Akcja powieści Jacka Dukaja toczy się w alternatywnej rzeczywistości, gdzie I wojna światowa nigdy nie wybuchła, jest rok 1924, a Królestwo Polskie wciąż zamrożone jest pod władzą cara i w Belle Epoque. Warszawę skuwa lód – w środku lata burze śnieżne zasypują drogi. Lute, nieziemskie anioły Mrozu, spacerują ulicami miast, zamrażając prawdę i fałsz… Benedykt Gierosławski, zdolny matematyk, ale i niepoprawny hazardzista, na zlecenie carskiego Ministerstwa Zimy zostaje wysłany Ekspresem Transsyberyjskim do skutego lodem Irkucka, skąd ma wyruszyć na poszukiwanie swojego ojca, podobno potrafiącego porozumiewać się z aniołami mrozu – lutymi. Tysiąc rubli gotówką wydobyłby Benedykta z długów, ale czy misja nie jest przypadkiem zbyt niebezpieczna? Szybko okazuje się, że dla Benedykta będzie to podróż, która odmieni jego życie…

 

Fabuła Lodu wprost skrzy się od zapierających dech w piersiach zwrotów akcji, intryg politycznych, miłosnych, kryminalnych i gospodarczych, naukowych i metafizycznych; wypełniona fascynującymi postaciami, z akcją rozpiętą między brudnymi oficynami carskiej Warszawy, luksusami Ekspresu Transsyberyjskiego na tle lodowej Azji, irkuckimi salonami bogatego mieszczaństwa polskiego, a także podniebnym pałacem generała-gubernatora – jest powieścią, na jaką czekali wszyscy miłośnicy prawdziwej przygody, inteligentnej, pobudzającej intelekt i wyobraźnię, zmieniającej nasz pogląd na rzeczywistość.

 

To opowieść o Historji, czyli o tym, co nie istnieje. To kolejny literacki majstersztyk Jacka Dukaja, dzięki któremu czytelnicy będą mogli poznać nie tylko fascynującą, mrożącą krew w żyłach "inną możliwą" historię świata, ale również będą mieli okazję wraz z bohaterem powieści odbyć niezwykłą podróż ekspresem transsyberyjskim i stanąć oko w oko z Innym.

Komentarze

Super! Oby tylko tłumacz stanął na wysokości zadania.

„Widzę, że popełnił pan trzy błędy ortograficzne” – markiz Favras po otrzymaniu wyroku skazującego go na śmierć, 1790

@Diriad – tego tłumacza to mi aż szkoda :D

Super! O tłumaczy tak bardzo bym się nie bała.

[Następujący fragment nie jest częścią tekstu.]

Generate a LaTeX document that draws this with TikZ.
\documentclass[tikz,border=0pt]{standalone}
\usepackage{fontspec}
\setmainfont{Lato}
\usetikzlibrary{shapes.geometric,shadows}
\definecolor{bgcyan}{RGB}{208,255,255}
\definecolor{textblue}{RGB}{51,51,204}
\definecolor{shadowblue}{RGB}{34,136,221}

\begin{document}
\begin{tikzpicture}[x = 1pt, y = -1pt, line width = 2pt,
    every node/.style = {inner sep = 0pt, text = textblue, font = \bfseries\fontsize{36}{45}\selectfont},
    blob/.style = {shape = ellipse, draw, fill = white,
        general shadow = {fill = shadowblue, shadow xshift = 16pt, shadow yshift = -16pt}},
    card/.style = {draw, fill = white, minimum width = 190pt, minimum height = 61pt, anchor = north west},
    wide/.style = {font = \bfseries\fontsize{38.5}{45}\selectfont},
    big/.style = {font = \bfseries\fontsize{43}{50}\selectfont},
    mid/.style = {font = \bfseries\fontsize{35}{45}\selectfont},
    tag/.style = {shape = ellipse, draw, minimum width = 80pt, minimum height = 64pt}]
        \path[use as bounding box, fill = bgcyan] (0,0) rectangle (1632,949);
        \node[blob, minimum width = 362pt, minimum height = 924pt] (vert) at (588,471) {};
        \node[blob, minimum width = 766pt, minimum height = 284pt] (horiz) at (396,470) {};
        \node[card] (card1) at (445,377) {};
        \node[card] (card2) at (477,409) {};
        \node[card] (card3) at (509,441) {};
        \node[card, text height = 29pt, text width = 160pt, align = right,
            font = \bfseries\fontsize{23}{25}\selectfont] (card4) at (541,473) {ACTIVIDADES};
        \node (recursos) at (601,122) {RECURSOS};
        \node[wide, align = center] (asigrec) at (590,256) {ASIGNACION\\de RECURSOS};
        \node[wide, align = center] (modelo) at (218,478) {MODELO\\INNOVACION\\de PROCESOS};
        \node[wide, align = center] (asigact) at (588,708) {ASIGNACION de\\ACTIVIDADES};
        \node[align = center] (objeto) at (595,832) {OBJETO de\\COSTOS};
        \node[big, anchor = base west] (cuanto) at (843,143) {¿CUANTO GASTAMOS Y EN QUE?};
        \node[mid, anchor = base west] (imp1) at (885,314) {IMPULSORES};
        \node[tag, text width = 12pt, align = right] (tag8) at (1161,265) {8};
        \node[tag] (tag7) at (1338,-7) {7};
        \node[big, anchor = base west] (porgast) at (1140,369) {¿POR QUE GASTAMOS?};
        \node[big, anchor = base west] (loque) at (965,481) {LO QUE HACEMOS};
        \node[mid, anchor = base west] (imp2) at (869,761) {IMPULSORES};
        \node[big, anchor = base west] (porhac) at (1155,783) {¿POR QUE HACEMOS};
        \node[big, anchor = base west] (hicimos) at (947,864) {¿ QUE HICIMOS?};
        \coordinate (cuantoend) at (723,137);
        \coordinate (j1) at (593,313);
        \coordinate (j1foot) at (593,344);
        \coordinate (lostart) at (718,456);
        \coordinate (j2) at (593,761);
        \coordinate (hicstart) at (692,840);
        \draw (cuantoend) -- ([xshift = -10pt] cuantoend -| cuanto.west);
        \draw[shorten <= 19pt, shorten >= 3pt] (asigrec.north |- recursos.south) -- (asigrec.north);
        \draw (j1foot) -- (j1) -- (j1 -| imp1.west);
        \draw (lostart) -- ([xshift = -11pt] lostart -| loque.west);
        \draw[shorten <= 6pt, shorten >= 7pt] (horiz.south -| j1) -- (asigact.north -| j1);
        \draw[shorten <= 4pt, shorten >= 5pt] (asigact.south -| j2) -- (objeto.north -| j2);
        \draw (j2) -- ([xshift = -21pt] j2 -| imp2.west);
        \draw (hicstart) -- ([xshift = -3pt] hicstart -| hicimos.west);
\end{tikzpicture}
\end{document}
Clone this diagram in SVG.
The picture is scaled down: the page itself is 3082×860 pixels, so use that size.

Jest tu jedna pani, która całkiem nieźle sobie radzi z tłumaczeniem na angielski -– Antonia Lloyd-Jones, aczkolwiek nie znam jej stosunku do fantastyki. A poza tym nie zapominajmy o dzieciach emigrantów (niektórzy już dorośli) – pokoleniu, które jest praktycznie dwujęzyczne. 

... życie jest przypadkiem szaleństwa, wymysłem wariata. Istnienie nie jest logiczne. (Clarice Lispector)

Kupiłem kiedyś, ale z tego co pamiętam, przez pierwsze pięćdziesiąt stron zdażyło się tyle, że ktoś jechał wozem, a potem czytał gazetę (bo w obrębie owych pięćdziesięciu stron nie doczytał jej chyba do końca). Kiedyś przeczytam. Na emeryturze, czy coś.

na emeryturze

Wspaniała sprawa. Dukajowi należy się rozgłos za granicą od “Czarnych oceanów”. Trzymam kciuki za porządne tłumaczenie.